What is expected: Using the material below, print a verbatim copy of every line from the one containing "Give me the TikZ source for this diagram." through the one containing "width=2pt] ([yshift=-#2]#1.north west)", inclusive, and omit the pictures.

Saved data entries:
==*==

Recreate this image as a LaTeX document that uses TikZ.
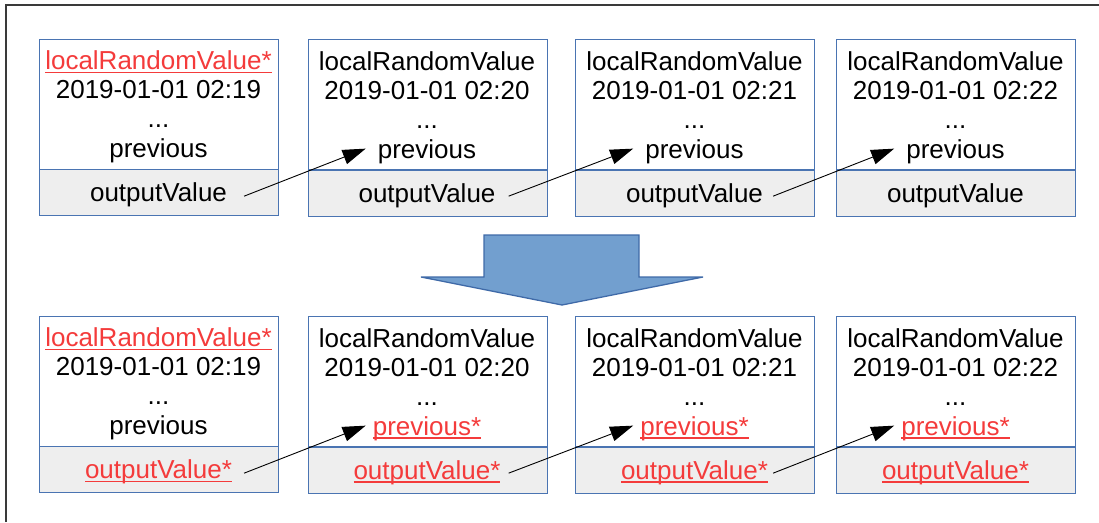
\documentclass[tikz,border=0pt]{standalone}
\usepackage{fontspec}
\setmainfont{Liberation Sans}
\usetikzlibrary{arrows.meta}

\definecolor{boxline}{HTML}{4A74B2}
\definecolor{boxfill}{HTML}{EEEEEE}
\definecolor{redtext}{HTML}{F43B3B}
\definecolor{bigfill}{HTML}{729FCF}
\definecolor{bigline}{HTML}{3F6AA8}
\definecolor{framecol}{HTML}{3A3A3A}

% red text with a fixed underline
\newsavebox\ulbox
\newcommand\redul[1]{\sbox\ulbox{\color{redtext}#1}%
  \rlap{\color{redtext}\rule[-3.6pt]{\wd\ulbox}{1.5pt}}\usebox\ulbox}

% one record: name, left x, top y, line 1, line 2, previous text, output text
\newcommand\record[7]{%
  \node[upperbox, anchor=north west] (u#1) at (#2,#3) {};
  \node[lowerbox, anchor=north west] (l#1) at ({#2},{#3+130.5}) {};
  \node[txt] (a#1) at ({#2+119.5},{#3+31}) {#4};
  \node[txt] (b#1) at ({#2+119.5},{#3+60}) {#5};
  \node[txt] (d#1) at ({#2+119.5},{#3+89}) {...};
  \node[txt] (p#1) at ({#2+119.5},{#3+119}) {#6};
  \node[txt] (o#1) at ({#2+119.5},{#3+163}) {#7};
}

\begin{document}
\begin{tikzpicture}[x=1pt,y=-1pt,
  upperbox/.style={draw=boxline, line width=1.3pt, fill=white,
    minimum width=239pt, minimum height=130pt, inner sep=0pt},
  lowerbox/.style={draw=boxline, line width=1.3pt, fill=boxfill,
    minimum width=239pt, minimum height=46pt, inner sep=0pt},
  txt/.style={anchor=base, inner sep=0pt, text=black, font=\fontsize{26}{30}\selectfont},
  flow/.style={-{Triangle[length=23pt,width=15pt]}, line width=0.9pt, black},
  bigarrow/.style={fill=bigfill, draw=bigline, line width=1.3pt, line join=miter}]

\useasboundingbox (0,0) rectangle (1099,522);

% outer frame (only its top and left edges fall inside the page)
\draw[framecol, line width=1.5pt] (6,522) -- (6,5) -- (1099,5);

% before: first row
\record{11}{39}{38.5}{\redul{localRandomValue*}}{2019-01-01 02:19}{previous}{outputValue}
\record{12}{307.5}{39}{localRandomValue}{2019-01-01 02:20}{previous}{outputValue}
\record{13}{575}{39}{localRandomValue}{2019-01-01 02:21}{previous}{outputValue}
\record{14}{836}{39}{localRandomValue}{2019-01-01 02:22}{previous}{outputValue}

% after: second row
\record{21}{39}{315.5}{\redul{localRandomValue*}}{2019-01-01 02:19}{previous}{\redul{outputValue*}}
\record{22}{307.5}{316}{localRandomValue}{2019-01-01 02:20}{\redul{previous*}}{\redul{outputValue*}}
\record{23}{575}{316}{localRandomValue}{2019-01-01 02:21}{\redul{previous*}}{\redul{outputValue*}}
\record{24}{836}{316}{localRandomValue}{2019-01-01 02:22}{\redul{previous*}}{\redul{outputValue*}}

% links from each output to the next record's previous
\foreach \r in {1,2} {
  \draw[flow] ([xshift=85pt,yshift=-3.5pt]l\r1.center) -- ([xshift=-62pt,yshift=-44pt]u\r2.center);
  \draw[flow] ([xshift=81pt,yshift=-3pt]l\r2.center) -- ([xshift=-62pt,yshift=-44pt]u\r3.center);
  \draw[flow] ([xshift=78pt,yshift=-3pt]l\r3.center) -- ([xshift=-62pt,yshift=-44pt]u\r4.center);
}

% transition arrow between the rows
\draw[bigarrow] (484,235) -- (639,235) -- (639,277) -- (703,277)
  -- (562,305) -- (421,277) -- (484,277) -- cycle;

\end{tikzpicture}
\end{document}
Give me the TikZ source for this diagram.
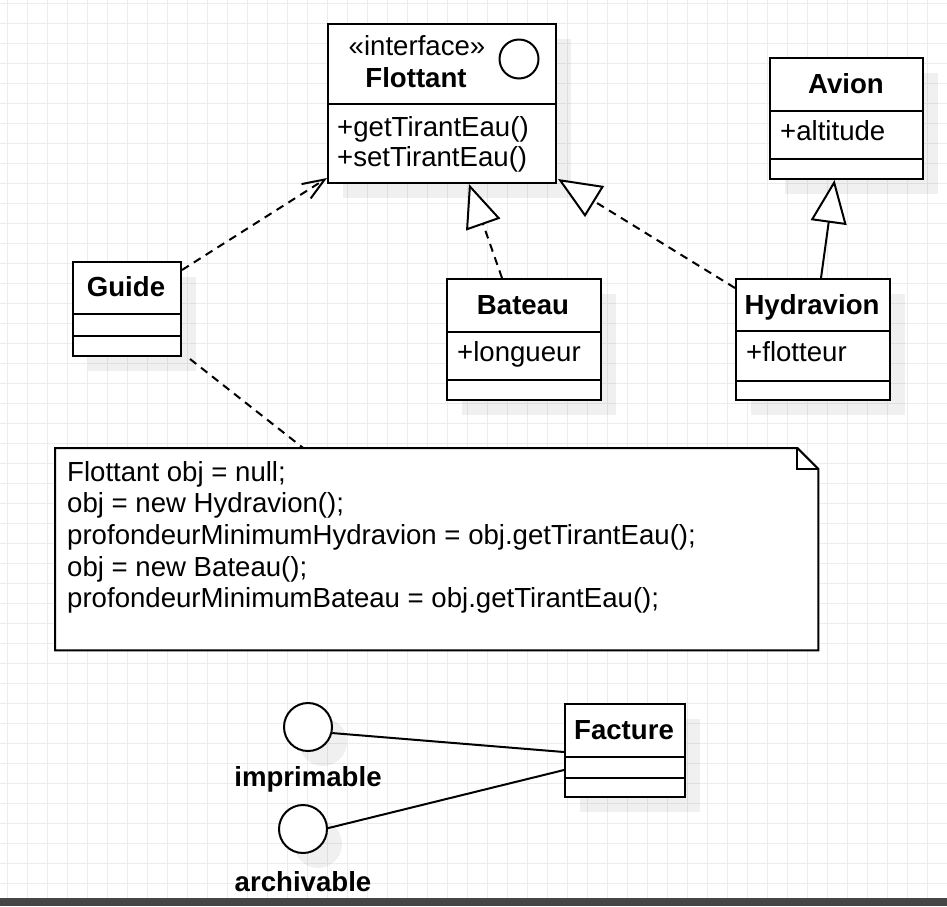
\documentclass[tikz,border=0pt]{standalone}
\usepackage{fontspec}
\setmainfont{Liberation Sans}
\usetikzlibrary{arrows.meta,shadows}

\definecolor{gridgrey}{RGB}{236,236,236}
\definecolor{bargrey}{RGB}{70,70,70}

\newcommand{\umlsize}{\fontsize{27.6}{32}\selectfont}
\newcommand{\umldivider}[2]{\draw[line width=2pt] ([yshift=-#2]#1.north west) -- ([yshift=-#2]#1.north east);}

\tikzset{
  gridline/.style={draw=gridgrey, line width=1pt},
  umlclass/.style={draw, line width=2pt, fill=white, anchor=north west, inner sep=0pt,
    general shadow={fill=black, fill opacity=0.06, shadow xshift=15pt, shadow yshift=-15pt}},
  classname/.style={anchor=base, inner sep=0pt, font=\umlsize\bfseries},
  member/.style={anchor=base west, inner sep=0pt},
  lollipop/.style={circle, draw, line width=2pt, fill=white, minimum size=48pt, inner sep=0pt,
    general shadow={fill=black, fill opacity=0.06, shadow xshift=15pt, shadow yshift=-15pt}},
  realize/.style={line width=2pt, dash pattern=on 8pt off 6pt, -{Triangle[length=43pt, width=36pt, fill=white]}},
  extend/.style={line width=2pt, -{Triangle[length=43pt, width=36pt, fill=white]}},
  depend/.style={line width=2pt, dash pattern=on 8pt off 6pt, -{Straight Barb[length=22pt, width=17pt]}},
  notelink/.style={line width=2pt, dash pattern=on 8pt off 6pt},
  assoc/.style={line width=2pt}
}

\begin{document}
\begin{tikzpicture}[x=1pt, y=-1pt, every node/.style={font=\umlsize}]
  \useasboundingbox (0,0) rectangle (947,906);

  % Background grid
  \foreach \gx in {0,...,46} \draw[gridline] (7.3+20*\gx,0) -- (7.3+20*\gx,906);
  \foreach \gy in {0,...,45} \draw[gridline] (0,3.3+20*\gy) -- (947,3.3+20*\gy);

  % Interface Flottant
  \node[umlclass, minimum width=228pt, minimum height=159pt] (flottant) at (327,23) {};
  \umldivider{flottant}{81pt}
  \node[circle, draw, line width=2pt, minimum size=39pt, inner sep=0pt] (flotcircle) at (519,59) {};
  \node[anchor=base, inner sep=0pt] (flotstereo) at (417,55.5) {«interface»};
  \node[classname] (flotname) at (416,87) {Flottant};
  \node[member] (flotget) at (337,136.5) {+getTirantEau()};
  \node[member] (flotset) at (337,166.5) {+setTirantEau()};

  % Class Avion
  \node[umlclass, minimum width=153pt, minimum height=121pt] (avion) at (769,57) {};
  \umldivider{avion}{54pt}
  \umldivider{avion}{102pt}
  \node[classname] (avionname) at (846,93.5) {Avion};
  \node[member] (avionalt) at (780,140.7) {+altitude};

  % Class Guide
  \node[umlclass, minimum width=108pt, minimum height=94pt] (guide) at (72,261) {};
  \umldivider{guide}{53pt}
  \umldivider{guide}{75pt}
  \node[classname] (guidename) at (126,296.7) {Guide};

  % Class Bateau
  \node[umlclass, minimum width=154pt, minimum height=121pt] (bateau) at (446,278) {};
  \umldivider{bateau}{54pt}
  \umldivider{bateau}{102pt}
  \node[classname] (bateauname) at (523,314.3) {Bateau};
  \node[member] (bateaulong) at (457,361.7) {+longueur};

  % Class Hydravion
  \node[umlclass, minimum width=154pt, minimum height=121pt] (hydravion) at (735,278) {};
  \umldivider{hydravion}{53pt}
  \umldivider{hydravion}{103pt}
  \node[classname] (hydravionname) at (812,314) {Hydravion};
  \node[member] (hydravionflot) at (746,361.7) {+flotteur};

  % Note with code
  \node[anchor=north west, minimum width=763pt, minimum height=202pt, inner sep=0pt] (note) at (55,448) {};
  \draw[line width=2pt, fill=white] (note.north west) -- ([xshift=-21pt]note.north east)
    -- ([yshift=-21pt]note.north east) -- (note.south east) -- (note.south west) -- cycle;
  \draw[line width=2pt] ([xshift=-21pt]note.north east) -- ([xshift=-21pt,yshift=-21pt]note.north east)
    -- ([yshift=-21pt]note.north east);
  \foreach \txt [count=\i] in {{Flottant obj = null;}, {obj = new Hydravion();},
      {profondeurMinimumHydravion = obj.getTirantEau();}, {obj = new Bateau();},
      {profondeurMinimumBateau = obj.getTirantEau();}}
    \node[member] (code\i) at (67,449.3+31.7*\i) {\txt};

  % Class Facture and its interfaces
  \node[umlclass, minimum width=120pt, minimum height=93pt] (facture) at (564,703) {};
  \umldivider{facture}{54pt}
  \umldivider{facture}{75pt}
  \node[classname] (facturename) at (624,739.3) {Facture};

  \node[lollipop] (imprimable) at (308,727) {};
  \node[lollipop] (archivable) at (303,829) {};
  \node[classname] (imprimablelabel) at (308,786.5) {imprimable};
  \node[classname] (archivablelabel) at (303,891) {archivable};

  % Connectors
  \draw[depend] ([yshift=-9pt]guide.north east) -- ([yshift=6pt]flottant.south west);
  \draw[notelink] ([xshift=8pt,yshift=-2pt]guide.south east) -- ([xshift=-133.5pt]note.north);
  \draw[realize] ([xshift=-22pt]bateau.north) -- ([xshift=142pt]flottant.south west);
  \draw[realize] ([yshift=-10pt]hydravion.north west) -- ([xshift=1pt,yshift=5pt]flottant.south east);
  \draw[extend] ([xshift=8pt]hydravion.north) -- ([xshift=-12pt]avion.south);
  \draw[assoc] (imprimable.-14) -- ([yshift=-1.5pt]facture.west);
  \draw[assoc] (archivable.2) -- ([yshift=-19.5pt]facture.west);

  % Bottom bar
  \fill[bargrey] (0,898) rectangle (947,906);
\end{tikzpicture}
\end{document}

==*==

Reply:
Give me the TikZ source for this diagram.
\documentclass[tikz,border=0pt]{standalone}
\usepackage{fontspec}
\setmainfont{Liberation Sans}
\usetikzlibrary{arrows.meta,shadows}

\definecolor{gridgrey}{RGB}{236,236,236}
\definecolor{bargrey}{RGB}{70,70,70}

\newcommand{\umlsize}{\fontsize{27.6}{32}\selectfont}
\newcommand{\umldivider}[2]{\draw[line width=2pt] ([yshift=-#2]#1.north west) -- ([yshift=-#2]#1.north east);}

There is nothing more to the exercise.